WHAT THE TASK REQUIRES
Which lines hold the word "this"? Copy each of them.

GIVEN RECORDS
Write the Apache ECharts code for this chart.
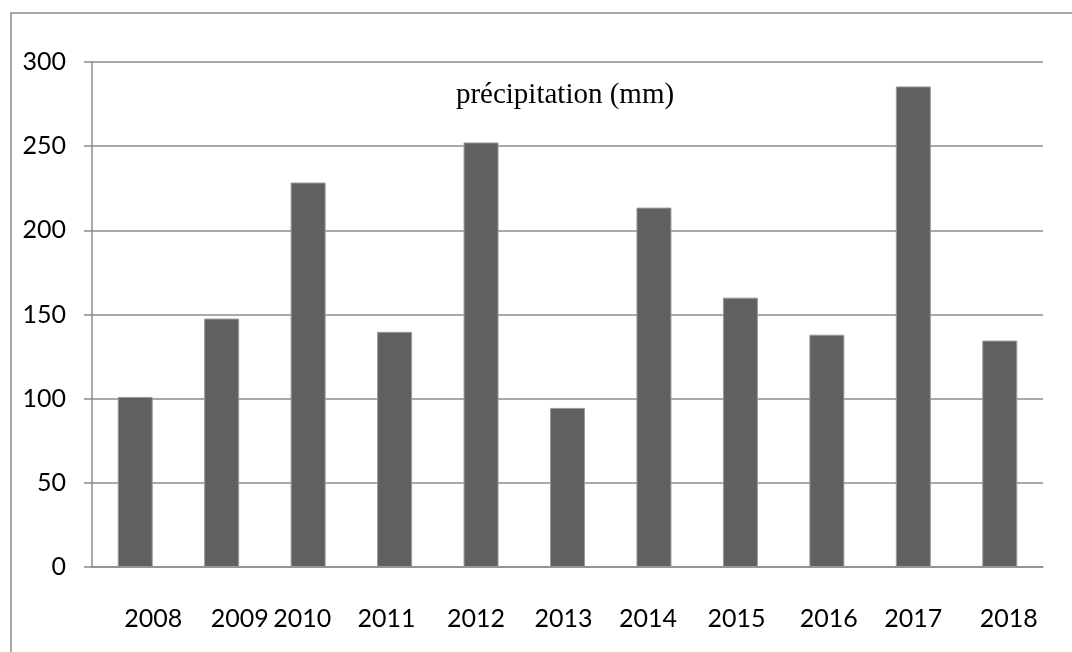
---
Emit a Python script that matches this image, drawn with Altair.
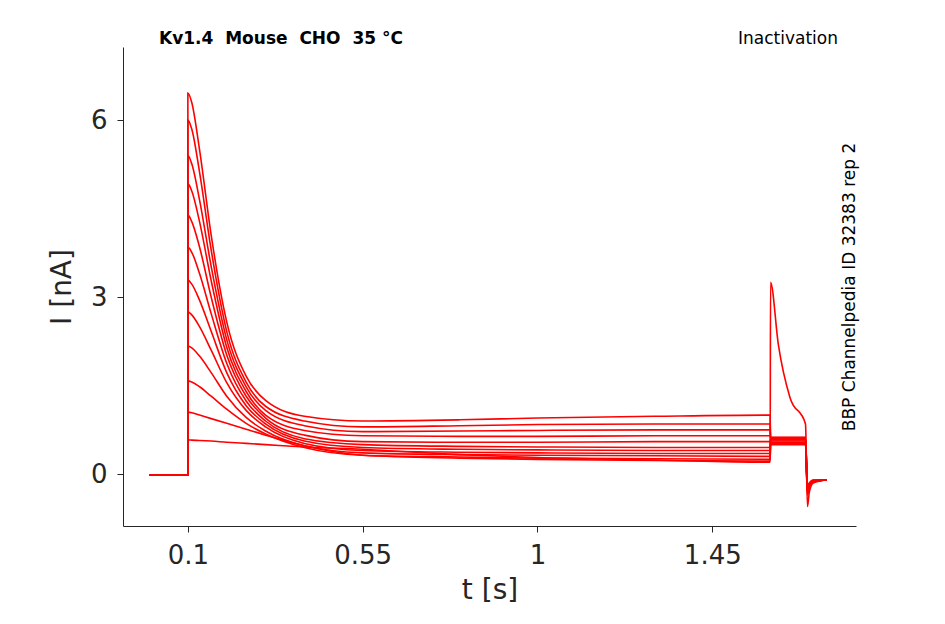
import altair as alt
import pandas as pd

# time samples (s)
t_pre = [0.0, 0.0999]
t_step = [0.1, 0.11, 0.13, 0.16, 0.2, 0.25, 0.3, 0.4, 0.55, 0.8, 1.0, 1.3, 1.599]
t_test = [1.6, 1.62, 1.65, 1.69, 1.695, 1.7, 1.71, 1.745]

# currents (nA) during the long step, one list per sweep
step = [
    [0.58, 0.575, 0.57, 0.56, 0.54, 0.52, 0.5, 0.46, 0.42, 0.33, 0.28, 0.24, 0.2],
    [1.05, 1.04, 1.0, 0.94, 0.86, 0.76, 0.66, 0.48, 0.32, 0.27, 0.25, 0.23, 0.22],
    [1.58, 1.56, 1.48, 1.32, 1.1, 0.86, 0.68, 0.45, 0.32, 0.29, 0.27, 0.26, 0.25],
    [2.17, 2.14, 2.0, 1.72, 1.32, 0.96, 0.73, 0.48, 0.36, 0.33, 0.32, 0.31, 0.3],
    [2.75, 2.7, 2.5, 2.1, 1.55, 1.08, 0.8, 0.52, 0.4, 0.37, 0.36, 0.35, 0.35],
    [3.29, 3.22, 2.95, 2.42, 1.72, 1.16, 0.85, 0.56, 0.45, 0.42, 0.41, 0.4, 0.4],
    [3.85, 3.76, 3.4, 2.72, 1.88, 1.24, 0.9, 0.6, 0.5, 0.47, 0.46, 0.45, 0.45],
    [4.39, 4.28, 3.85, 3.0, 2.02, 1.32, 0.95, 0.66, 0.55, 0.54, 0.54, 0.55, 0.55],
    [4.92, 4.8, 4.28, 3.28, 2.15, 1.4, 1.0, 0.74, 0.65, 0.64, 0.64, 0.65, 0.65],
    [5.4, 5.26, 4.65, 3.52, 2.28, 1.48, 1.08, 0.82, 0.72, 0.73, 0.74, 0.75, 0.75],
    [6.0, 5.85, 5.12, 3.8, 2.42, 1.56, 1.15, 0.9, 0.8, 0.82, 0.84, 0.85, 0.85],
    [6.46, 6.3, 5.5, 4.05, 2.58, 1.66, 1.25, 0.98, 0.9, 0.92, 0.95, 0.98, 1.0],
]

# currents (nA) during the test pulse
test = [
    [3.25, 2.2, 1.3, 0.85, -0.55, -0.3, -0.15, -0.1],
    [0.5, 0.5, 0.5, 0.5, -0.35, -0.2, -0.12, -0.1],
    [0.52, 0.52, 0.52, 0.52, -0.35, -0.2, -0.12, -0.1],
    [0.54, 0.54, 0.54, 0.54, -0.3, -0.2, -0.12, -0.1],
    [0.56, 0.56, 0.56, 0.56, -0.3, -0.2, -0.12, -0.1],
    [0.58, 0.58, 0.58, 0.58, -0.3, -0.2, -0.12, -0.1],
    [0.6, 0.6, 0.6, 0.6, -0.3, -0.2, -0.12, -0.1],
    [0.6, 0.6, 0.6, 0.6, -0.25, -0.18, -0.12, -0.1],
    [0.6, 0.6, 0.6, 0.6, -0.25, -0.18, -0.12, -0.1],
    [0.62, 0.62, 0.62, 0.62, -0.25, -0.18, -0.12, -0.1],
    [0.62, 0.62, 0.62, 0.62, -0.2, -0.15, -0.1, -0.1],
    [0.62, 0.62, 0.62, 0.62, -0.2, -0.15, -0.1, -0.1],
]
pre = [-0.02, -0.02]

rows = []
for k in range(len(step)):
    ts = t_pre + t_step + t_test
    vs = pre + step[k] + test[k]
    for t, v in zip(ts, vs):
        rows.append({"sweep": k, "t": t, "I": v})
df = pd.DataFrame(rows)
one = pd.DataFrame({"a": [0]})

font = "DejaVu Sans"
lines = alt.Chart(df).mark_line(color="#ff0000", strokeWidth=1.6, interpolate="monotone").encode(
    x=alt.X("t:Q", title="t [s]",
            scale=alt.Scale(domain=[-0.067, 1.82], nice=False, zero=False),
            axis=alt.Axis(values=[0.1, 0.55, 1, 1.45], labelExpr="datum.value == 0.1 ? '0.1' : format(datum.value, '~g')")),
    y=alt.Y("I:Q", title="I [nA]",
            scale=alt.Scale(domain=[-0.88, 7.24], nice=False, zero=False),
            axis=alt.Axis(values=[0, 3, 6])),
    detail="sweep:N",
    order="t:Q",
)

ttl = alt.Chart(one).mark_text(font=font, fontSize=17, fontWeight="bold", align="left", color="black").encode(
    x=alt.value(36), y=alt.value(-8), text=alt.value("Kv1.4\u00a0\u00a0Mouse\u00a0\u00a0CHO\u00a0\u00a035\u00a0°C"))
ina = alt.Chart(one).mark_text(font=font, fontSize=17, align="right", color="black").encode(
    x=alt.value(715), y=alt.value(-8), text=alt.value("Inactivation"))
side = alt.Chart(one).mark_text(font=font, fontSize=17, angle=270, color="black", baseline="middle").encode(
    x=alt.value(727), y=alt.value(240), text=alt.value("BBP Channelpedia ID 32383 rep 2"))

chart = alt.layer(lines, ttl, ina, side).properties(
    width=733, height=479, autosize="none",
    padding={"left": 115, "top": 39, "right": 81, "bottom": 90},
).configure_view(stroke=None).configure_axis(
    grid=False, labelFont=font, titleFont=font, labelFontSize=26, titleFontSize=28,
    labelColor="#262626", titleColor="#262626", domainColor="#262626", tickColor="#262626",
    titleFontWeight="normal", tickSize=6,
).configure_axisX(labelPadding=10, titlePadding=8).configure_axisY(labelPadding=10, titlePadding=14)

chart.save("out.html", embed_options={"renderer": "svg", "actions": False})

THE RESPONSE
Write the Apache ECharts code for this chart.
Emit a Python script that matches this image, drawn with Altair.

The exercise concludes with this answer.